The Solar Impulse aircraft, which made history Thursday with the first round the clock flight using energy from drawn the sun, boasts cutting edge technology from ultra efficient electronics to lightweight materials.
It is been dubbed the "zero fuel aircraft" by the team, which claims the plane has "the wingspan of a jumbo jet, the weight of a car and the power of a scooter."
The final design of the Swiss-made aircraft emerged in 2007 and it was built a year later by Solar Impulse engineers, with the backing of sponsors in the electronics, engineering, aerospace and solar energy industries, as well as one of Switzerland's top technical universities.
The primary aim was to save energy and build a lightweight yet extremely strong craft that was also able to resist the huge temperature variations involved in modern flying in a matter of minutes or hours.
The beige and silver grey prototype, registered HB-SIA, was largely made out of composite materials and complex alloys, to marry the wing span of a Airbus A340 intercontinental airliner with a weight of just 1,600 kilogrammes.
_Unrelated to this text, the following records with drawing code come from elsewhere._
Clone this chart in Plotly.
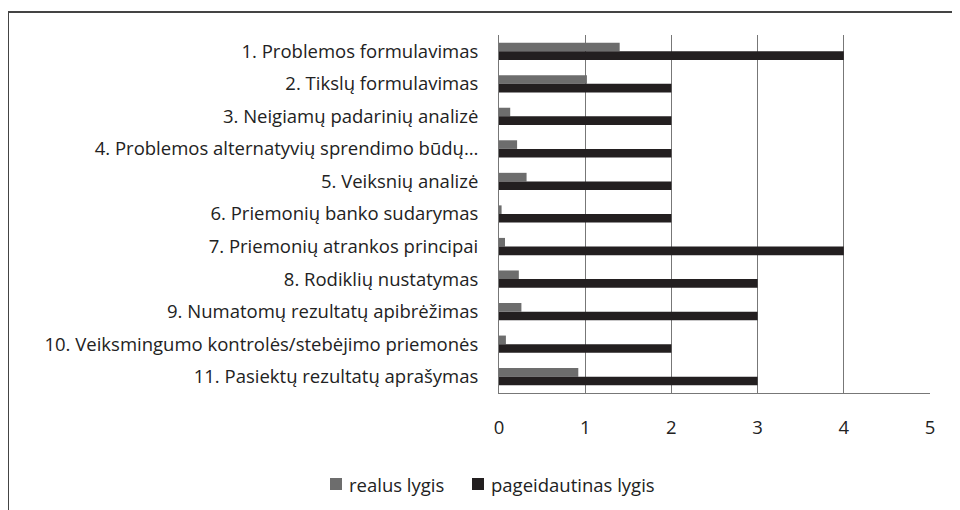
import plotly.graph_objects as go

categories = [
    "1. Problemos formulavimas",
    "2. Tikslų formulavimas",
    "3. Neigiamų padarinių analizė",
    "4. Problemos alternatyvių sprendimo būdų…",
    "5. Veiksnių analizė",
    "6. Priemonių banko sudarymas",
    "7. Priemonių atrankos principai",
    "8. Rodiklių nustatymas",
    "9. Numatomų rezultatų apibrėžimas",
    "10. Veiksmingumo kontrolės/stebėjimo priemonės",
    "11. Pasiektų rezultatų aprašymas",
]
realus = [1.40, 1.02, 0.13, 0.21, 0.32, 0.03, 0.07, 0.23, 0.26, 0.08, 0.92]
pageidautinas = [4, 2, 2, 2, 2, 2, 4, 3, 3, 2, 3]
series_names = ["realus lygis", "pageidautinas lygis"]
series_colors = ["#6d6d6d", "#231f20"]
x_ticks = [0, 1, 2, 3, 4, 5]

FONT = "Open Sans"
FS = 18.5
TXT = "#222"

fig = go.Figure()
fig.add_trace(go.Bar(y=categories, x=realus, name=series_names[0], orientation="h",
                     marker=dict(color=series_colors[0], line=dict(width=0))))
fig.add_trace(go.Bar(y=categories, x=pageidautinas, name=series_names[1], orientation="h",
                     marker=dict(color=series_colors[1], line=dict(width=0))))

OFF = 8  # page body offset
W, H = 952, 502
PL, PR, PT, PB = 499, 930, 35, 393  # plot area in page pixels
L = PL - OFF
T = PT - OFF
R = OFF + W - PR
B = OFF + H - PB
pw = PR - PL
ph = PB - PT


def xp(px):
    return (px - PL) / pw


def yp(py):
    return (PB - py) / ph


fig.update_layout(
    width=W, height=H,
    margin=dict(l=L, r=R, t=T, b=B, pad=0),
    paper_bgcolor="white", plot_bgcolor="white",
    barmode="group", bargap=0.47, bargroupgap=0,
    font=dict(family=FONT, size=FS, color=TXT),
    showlegend=False,
    xaxis=dict(range=[0, 5], tickvals=x_ticks, showgrid=True, gridcolor="#777",
               gridwidth=1, zeroline=False, showline=True, linecolor="#777",
               linewidth=1, ticks="", tickfont=dict(family=FONT, size=FS, color=TXT),
               ticklabelstandoff=18, mirror=False),
    yaxis=dict(type="category", autorange="reversed", showline=True, linecolor="#777",
               linewidth=1, ticks="", showgrid=False,
               tickfont=dict(family=FONT, size=FS, color=TXT),
               ticklabelstandoff=16),
)

# outer chart border
fig.add_shape(type="rect", xref="paper", yref="paper",
              x0=xp(8), x1=1.2, y0=-0.5, y1=yp(12),
              line=dict(color="#444", width=2), fillcolor="rgba(0,0,0,0)", layer="below")

# legend (manual)
legend_marker_x = [330, 472]
legend_text_x = [347, 489]
ly = 484
for name, col, mx, tx in zip(series_names, series_colors, legend_marker_x, legend_text_x):
    fig.add_shape(type="rect", xref="paper", yref="paper",
                  x0=xp(mx), x1=xp(mx + 12), y0=yp(ly + 6), y1=yp(ly - 6),
                  line=dict(width=0), fillcolor=col)
    fig.add_annotation(xref="paper", yref="paper", x=xp(tx), y=yp(ly),
                       xanchor="left", yanchor="middle", showarrow=False,
                       text=name, font=dict(family=FONT, size=FS, color=TXT))

fig.write_html("out.html")
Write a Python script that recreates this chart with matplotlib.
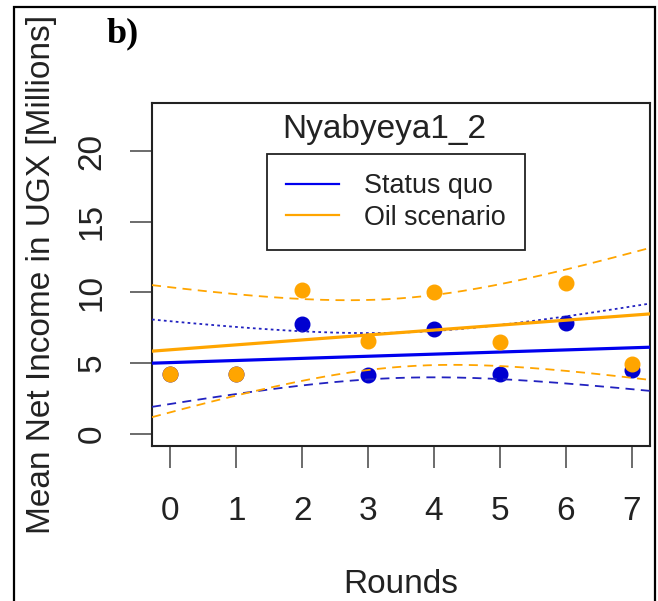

The 12,000 ultra thin solar cells, spread over a wing area equivalent to 200 square metres, fed a 400 kilogramme load of lithium polymer batteries, which have still not reached mass production electric cars.
Each of the four electric motors produced up to ten horsepower - six kilowatts - each barely more than the one that helped the Wright Brothers to make history in 1903 by hopping off the ground on the first powered flight.
The 3.5-metre long propellors also rotated noticeably slowly compared to a traditional propellor engined aircraft.
Some of the control systems were specially made, including a highly precise instrument to measure the smallest change in tilt of the aircraft, which was made by a watchmaking group, according to Solar Impulse.
The instrument was also rigged up to the sleeves of a flight jacket to alert the pilot to any excessive change.
Pilot Andre Borschberg said the seven years of planning, design, construction and refinement of the aircraft had helped yield about 50 developments on materials technology for one supplier.
The batteries were also improved, he added, in some instances by bringing separate industrial partners and suppliers together in the project.
"The second airplane will be even more performing with lighter, thinner solar cells and more efficient systems," said Solar Impulse chief Bertrand Piccard, also promising more stretching room for the pilot.